Making transition pathways happen: a transition policy framework on housing
The contrasting cases show that the new terrain of climate politics is becoming more about the actions to make specific transition pathways happen than a general debate over targets. While transition in energy production is key, it needs to be accompanied by transitions in energy use in housing, transport and food. Buildings and homes are responsible for a major share of carbon dioxide emissions, with the use of buildings accounting for 27 per cent of global energy related greenhouse gas emissions in 2021. Heat for buildings causes 23 per cent of Britain’s greenhouse gas emissions and housing alone causes 17 per cent of total emissions.
Improving energy inefficiency of many homes will be huge. The UK has the draughtiest housing stock in Europe. Of its 28 million homes, 17 million (60 per cent) are below the minimum recognised standard for measuring energy efficiency. Insulating solid walls remains the key problem: 40 per cent of the total housing stock has walls classified as poor or worse efficiency. In comparison, 21 per cent of homes have roofs at the same standard and 9 per cent of households live with poorly graded windows. Close to 8 million homes with poor walls require upgrading in England alone if all homes are to reach minimum efficiency by 2035. Walls are expensive to insulate, the work is messy and often necessitates internal redecoration—at an average of £8,000 per property. The 28 million gas boilers make the challenge even more immense.

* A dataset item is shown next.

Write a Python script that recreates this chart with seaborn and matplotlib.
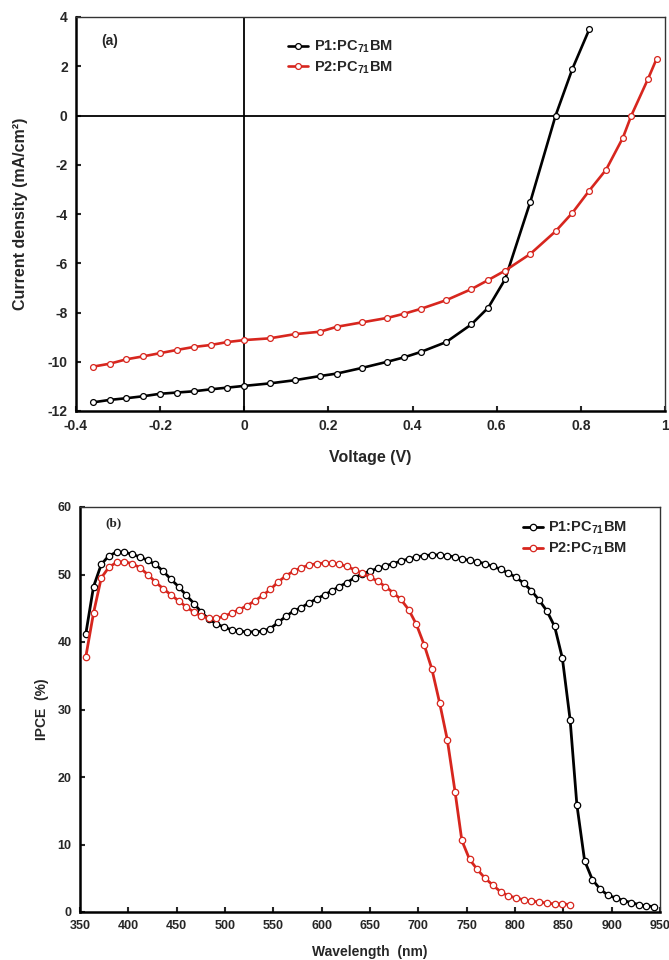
import numpy as np
import pandas as pd
import matplotlib
matplotlib.use("Agg")
import matplotlib.pyplot as plt
import seaborn as sns

# ---------------- data: J-V curves (panel a) ----------------
v_p1 = [-0.36, -0.32, -0.28, -0.24, -0.20, -0.16, -0.12, -0.08, -0.04, 0.00,
        0.06, 0.12, 0.18, 0.22, 0.28, 0.34, 0.38, 0.42, 0.48, 0.54,
        0.58, 0.62, 0.68, 0.74, 0.78, 0.82]
j_p1 = [-11.65, -11.55, -11.48, -11.40, -11.30, -11.25, -11.20, -11.12, -11.05, -10.98,
        -10.88, -10.75, -10.58, -10.48, -10.25, -10.00, -9.82, -9.60, -9.20, -8.48,
        -7.80, -6.65, -3.50, 0.00, 1.90, 3.50]

v_p2 = [-0.36, -0.32, -0.28, -0.24, -0.20, -0.16, -0.12, -0.08, -0.04, 0.00,
        0.06, 0.12, 0.18, 0.22, 0.28, 0.34, 0.38, 0.42, 0.48, 0.54,
        0.58, 0.62, 0.68, 0.74, 0.78, 0.82, 0.86, 0.90, 0.92, 0.96, 0.98]
j_p2 = [-10.20, -10.08, -9.90, -9.78, -9.65, -9.52, -9.40, -9.32, -9.20, -9.12,
        -9.05, -8.88, -8.78, -8.58, -8.40, -8.22, -8.05, -7.85, -7.50, -7.05,
        -6.68, -6.30, -5.62, -4.70, -3.95, -3.05, -2.20, -0.90, 0.00, 1.50, 2.30]

# ---------------- data: IPCE spectra (panel b) ----------------
wl_p1 = [356, 364, 372, 380, 388, 396, 404, 412, 420, 428, 436, 444, 452, 460, 468,
         475, 483, 491, 499, 507, 515, 523, 531, 539, 547, 555, 563, 571, 579, 587,
         595, 603, 611, 618, 626, 634, 642, 650, 658, 666, 674, 682, 690, 698, 706,
         714, 722, 730, 738, 745, 753, 761, 769, 777, 785, 793, 801, 809, 817, 825,
         833, 841, 849, 857, 864, 872, 880, 888, 896, 904, 912, 920, 928, 936, 944]
ipce_p1 = [41.2, 48.2, 51.5, 52.8, 53.3, 53.3, 53.0, 52.6, 52.1, 51.5, 50.5, 49.3, 48.2, 46.9, 45.7,
           44.5, 43.4, 42.7, 42.2, 41.8, 41.6, 41.5, 41.5, 41.6, 42.0, 42.9, 43.8, 44.6, 45.1, 45.8,
           46.4, 47.0, 47.6, 48.2, 48.8, 49.5, 50.1, 50.5, 50.9, 51.3, 51.6, 52.0, 52.3, 52.6, 52.8,
           52.9, 52.9, 52.8, 52.6, 52.3, 52.1, 51.9, 51.6, 51.2, 50.8, 50.2, 49.6, 48.7, 47.6, 46.2,
           44.6, 42.3, 37.6, 28.5, 15.9, 7.6, 4.8, 3.4, 2.5, 2.1, 1.7, 1.4, 1.1, 0.9, 0.8]

wl_p2 = [356, 364, 372, 380, 388, 396, 404, 412, 420, 428, 436, 444, 452, 460, 468,
         475, 483, 491, 499, 507, 515, 523, 531, 539, 547, 555, 563, 571, 579, 587,
         595, 603, 611, 618, 626, 634, 642, 650, 658, 666, 674, 682, 690, 698, 706,
         714, 722, 730, 738, 745, 753, 761, 769, 777, 785, 793, 801, 809, 817, 825,
         833, 841, 849, 857]
ipce_p2 = [37.8, 44.3, 49.5, 51.1, 51.8, 51.9, 51.6, 51.0, 50.0, 48.9, 47.9, 47.0, 46.1, 45.2, 44.4,
           43.9, 43.5, 43.5, 43.8, 44.3, 44.8, 45.4, 46.1, 46.9, 47.8, 48.9, 49.8, 50.5, 51.0, 51.4,
           51.6, 51.7, 51.7, 51.5, 51.2, 50.7, 50.2, 49.6, 49.0, 48.2, 47.3, 46.3, 44.8, 42.6, 39.6,
           36.0, 31.0, 25.5, 17.8, 10.6, 7.8, 6.3, 5.0, 4.0, 3.0, 2.4, 2.1, 1.8, 1.6, 1.5,
           1.3, 1.2, 1.2, 1.1]

labels = ["P1:PC$_{71}$BM", "P2:PC$_{71}$BM"]
colors = ["#000000", "#d7261e"]

xt_a = [-0.4, -0.2, 0, 0.2, 0.4, 0.6, 0.8, 1]
xt_a_lab = ["-0.4", "-0.2", "0", "0.2", "0.4", "0.6", "0.8", "1"]
yt_a = [-12, -10, -8, -6, -4, -2, 0, 2, 4]
xt_b = [350, 400, 450, 500, 550, 600, 650, 700, 750, 800, 850, 900, 950]
yt_b = [0, 10, 20, 30, 40, 50, 60]

# ---------------- style ----------------
sns.set_style("white")
plt.rcParams["font.family"] = ["Liberation Sans", "DejaVu Sans"]
plt.rcParams["font.weight"] = "bold"
plt.rcParams["axes.labelweight"] = "bold"
plt.rcParams["axes.unicode_minus"] = False
plt.rcParams["mathtext.fontset"] = "custom"
plt.rcParams["mathtext.rm"] = "Liberation Sans:bold"
plt.rcParams["mathtext.bf"] = "Liberation Sans:bold"
plt.rcParams["mathtext.it"] = "Liberation Sans:bold"
plt.rcParams["mathtext.default"] = "bf"

fig = plt.figure(figsize=(6.69, 9.6), dpi=100)
ax1 = fig.add_axes([76 / 669, 1 - 411 / 960, 589 / 669, 394 / 960])
ax2 = fig.add_axes([80 / 669, 1 - 912 / 960, 580 / 669, 405 / 960])

def style_axes(ax, fs):
    for s in ["left", "bottom"]:
        ax.spines[s].set_linewidth(1.8)
        ax.spines[s].set_color("black")
    for s in ["top", "right"]:
        ax.spines[s].set_linewidth(1.0)
        ax.spines[s].set_color("#333333")
    ax.tick_params(axis="both", which="major", direction="in", length=3.5, width=1.5,
                   labelsize=fs, pad=6, top=False, right=False, bottom=True, left=True)
    for t in ax.get_xticklabels() + ax.get_yticklabels():
        t.set_fontweight("bold")

# ---------------- panel a ----------------
df_a = pd.concat([
    pd.DataFrame({"V": v_p1, "J": j_p1, "s": labels[0]}),
    pd.DataFrame({"V": v_p2, "J": j_p2, "s": labels[1]}),
])
ax1.axhline(0, color="black", lw=1.3, zorder=1)
ax1.axvline(0, color="black", lw=1.3, zorder=1)
for lab, col in zip(labels, colors):
    d = df_a[df_a["s"] == lab]
    sns.lineplot(data=d, x="V", y="J", ax=ax1, color=col, lw=1.9, marker="o",
                 markersize=4.2, markerfacecolor="white", markeredgecolor=col,
                 markeredgewidth=0.9, estimator=None, sort=False, label=lab, zorder=3)
ax1.set_xlim(-0.4, 1.0)
ax1.set_ylim(-12, 4)
ax1.set_xticks(xt_a)
ax1.set_xticklabels(xt_a_lab)
ax1.set_yticks(yt_a)
style_axes(ax1, 10)
ax1.set_xlabel("Voltage (V)", fontsize=11.5, fontweight="bold")
ax1.set_ylabel("Current density (mA/cm²)", fontsize=11.5, fontweight="bold")
ax1.xaxis.set_label_coords(0.5, -0.099)
ax1.yaxis.set_label_coords(-0.081, 0.5)
ax1.text(0.043, 0.94, "(a)", transform=ax1.transAxes, fontsize=10, fontweight="bold",
         ha="left", va="center")
ax1.legend(loc="upper left", bbox_to_anchor=(0.36, 0.945), frameon=False, fontsize=10.5,
           handlelength=1.4, handletextpad=0.35, labelspacing=0.3, borderpad=0,
           borderaxespad=0)

# ---------------- panel b ----------------
df_b = pd.concat([
    pd.DataFrame({"wl": wl_p1, "ipce": ipce_p1, "s": labels[0]}),
    pd.DataFrame({"wl": wl_p2, "ipce": ipce_p2, "s": labels[1]}),
])
for lab, col in zip(labels, colors):
    d = df_b[df_b["s"] == lab]
    sns.lineplot(data=d, x="wl", y="ipce", ax=ax2, color=col, lw=2.0, marker="o",
                 markersize=4.6, markerfacecolor="white", markeredgecolor=col,
                 markeredgewidth=0.9, estimator=None, sort=False, label=lab, zorder=3)
ax2.set_xlim(350, 950)
ax2.set_ylim(0, 60)
ax2.set_xticks(xt_b)
ax2.set_yticks(yt_b)
style_axes(ax2, 9)
ax2.set_xlabel("Wavelength  (nm)", fontsize=10, fontweight="bold")
ax2.set_ylabel("IPCE  (%)", fontsize=10, fontweight="bold")
ax2.xaxis.set_label_coords(0.5, -0.081)
ax2.yaxis.set_label_coords(-0.053, 0.5)
ax2.text(0.043, 0.96, "(b)", transform=ax2.transAxes, fontsize=9.5, fontweight="bold",
         family=["Liberation Serif", "DejaVu Serif"], ha="left", va="center")
ax2.legend(loc="upper left", bbox_to_anchor=(0.763, 0.968), frameon=False, fontsize=10.5,
           handlelength=1.4, handletextpad=0.35, labelspacing=0.3, borderpad=0,
           borderaxespad=0)

fig.savefig("out.png", dpi=100)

UK experience has shown that good policy making can make a difference. The decade up to 2012 saw significant progress with loft and cavity wall insulation, with a peak of 1.6 million households insulated. Yet, for the Conservative government this has been a missed decade. Both Greg Barker’s Green New Deal in 2012 and Rishi Sunak’s Green Homes Grant scheme in 2020 flopped badly. David Cameron’s austerity programme and his populist call to remove the ‘green crap’ resulted in the dramatic fall in insulation programmes after 2012. Whilst Labour has promised it would insulate 19 million homes, details remain scant. With a worsening financial outlook, Starmer announced a retreat from Labour’s £28 billion per year green plan—particularly its warmer homes programme.
A new model for transition politics
Successful low carbon transformation requires new models of local policy intervention. The sheer scale means recognising its core local dimension that demands neighbourhood schemes are developed so entire streets are renovated and decarbonised together. The key elements of a strategic, decentralised model would include things like a national infrastructure mission for buildings and home energy efficiency, with funds available to protect those on low incomes spending the greatest share on energy. Obligatory local energy action plans to indicate areas for priority action, alongside training tens of thousands of professionals and tradespeople to install insulation and other retrofitting measures, would be among further measures needed. Encouraging new partnerships for local authorities and public institutions, like that between the City of London Corporation and Voltalia to provide £40 million worth of from a solar plant in Dorset, will need government support. There are numerous other policies which the government would need to pursue to make the transition pathway happen.
This type of strategic transition thinking offers a rare opportunity to renew the nation’s housing stock, establish warm, more comfortable homes with lower running costs and create hundreds of thousands of good jobs. It’s a programme that would contribute enormously to a serious levelling up agenda. Are the UK’s political leaders up to the challenge?